Aunque los constantes ataques a librerías por parte del neofascismo no consiguieron cerrar ningún establecimiento de este tipo, sí lo consiguieron ETA y la izquierda abertzale, quienes también utilizaron la bibliofobia violenta contra aquellos comercios culturales que, consideraban, se salían de su base ideológica. La única librería que tuvo que echar el cierre fue Minicost tras una campaña de boicot. Otra de las similitudes entre las acciones de la extrema derecha y ETA fue atacar los comercios por estar en “su zona”.

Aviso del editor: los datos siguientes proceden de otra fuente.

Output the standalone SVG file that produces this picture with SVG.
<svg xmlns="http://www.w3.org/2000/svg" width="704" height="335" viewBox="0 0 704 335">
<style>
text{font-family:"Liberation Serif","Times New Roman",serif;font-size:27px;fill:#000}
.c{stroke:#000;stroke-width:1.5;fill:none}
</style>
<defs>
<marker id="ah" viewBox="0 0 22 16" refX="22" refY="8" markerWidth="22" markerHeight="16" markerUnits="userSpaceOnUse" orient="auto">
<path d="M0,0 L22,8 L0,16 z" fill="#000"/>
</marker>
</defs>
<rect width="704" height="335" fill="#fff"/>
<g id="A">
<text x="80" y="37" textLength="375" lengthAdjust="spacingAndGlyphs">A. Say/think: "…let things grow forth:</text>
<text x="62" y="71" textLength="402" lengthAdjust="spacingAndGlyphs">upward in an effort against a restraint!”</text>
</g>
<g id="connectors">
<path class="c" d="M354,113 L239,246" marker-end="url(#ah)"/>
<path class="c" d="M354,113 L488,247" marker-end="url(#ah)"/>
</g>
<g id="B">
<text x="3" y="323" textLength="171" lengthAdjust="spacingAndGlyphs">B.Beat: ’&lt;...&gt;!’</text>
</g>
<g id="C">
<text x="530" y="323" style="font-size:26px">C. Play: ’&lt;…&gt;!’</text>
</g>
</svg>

Según recalca Fernández, “lo llamaban zona nacional, es decir, aquellas partes de la ciudad que decían ser suyas y en las que nadie podía entrar sin su permiso”. De hecho, la librería Lagun, que sufrió ataques por las dos partes de forma reiterada, se encontraba en la considerada zona nacional por ETA, en el casco viejo de San Sebastián. Tal fue el acoso recibido que, finalmente, consiguieron que la librería dejara su local para marcharse fuera del centro de la ciudad.
“Durante el periodo de socialización del sufrimiento, ETA está muy debilitada al ser incapaz de cometer tantos atentados y matar tantas personas como en los años anteriores. Para ello, utilizan a los jóvenes abertzales para esa violencia terrorista de baja intensidad denominada kale borroka, y ahí es donde las librerías vuelven a estar mayormente en entredicho”, se explaya el responsable de investigación. Si ETA incendió su primera librería en 1973, hasta los años 90 tan solo se pueden afirmar diversos casos aislados.
Dentro de la lista negra de librerías
Tal y como recuerda la publicación, “al igual que había hecho el neofascismo al señalar libreros vinculados a los partidos de izquierdas, en el caso del País Vasco los establecimientos fueron incluidos en una lista negra por la militancia de sus propietarios en el nacionalismo moderado, en formaciones no nacionalistas y/o en el movimiento pacífico y cívico”. El propio Fernández remacha: “Además de los ataques, ETA extorsionaba al librero, quien recibía cartas sobre el impuesto revolucionario o llamadas al boicot, una violencia más sutil y menos medible, pero también real”. Es el caso de un librero que dejó Irún para marchar a Valencia tras recibir la petición de un impuesto revolucionario al que no podía hacer frente.
ETA y la izquierda abertzale dejaron de atacar este tipo de comercios cuando también cesó su actividad armada, en el año 2011. De todas formas, en 2018 las librerías seguían sufriendo el asedio de la extrema derecha, como lo prueba la pintada neonazi que recibió uno de estos comercios en 2018.
Este tipo de ataques contra las librerías, asimismo, comparten que son una suerte de rito de iniciación en las organizaciones, además de la misma forma de actuar: romper el cristal, tirar pintura o cócteles molotov, o disparar dentro del establecimiento. “Los que rompen cristales e incendian librerías luego ponen bombas y matan personas. Eso sí, hay un delito que nunca cometen, y es el de robar libros”, enfatiza el investigador.
Desde el punto de vista de Fernández, los dos grandes grupos que perpetraron este tipo de violencia contra la cultura tendrían que tratarse de la misma manera: “Desde un plano ético, es tan grave quemar libros en nombre de la patria española que de la patria vasca”, aduce. A día de hoy se puede afirmar que el mundo del libro resistió los embates de la intransigencia. Las librerías, un día tras otro, levantaron sus persianas como otra forma de superar el miedo. Tanto es así que la historia continúa viva, pues las tres librerías más golpeadas por esta bibliofobia extrema siguen abiertas: Lagun en San Sebastián, Tres i Quatre en Valencia y Antonio Machado en Madrid.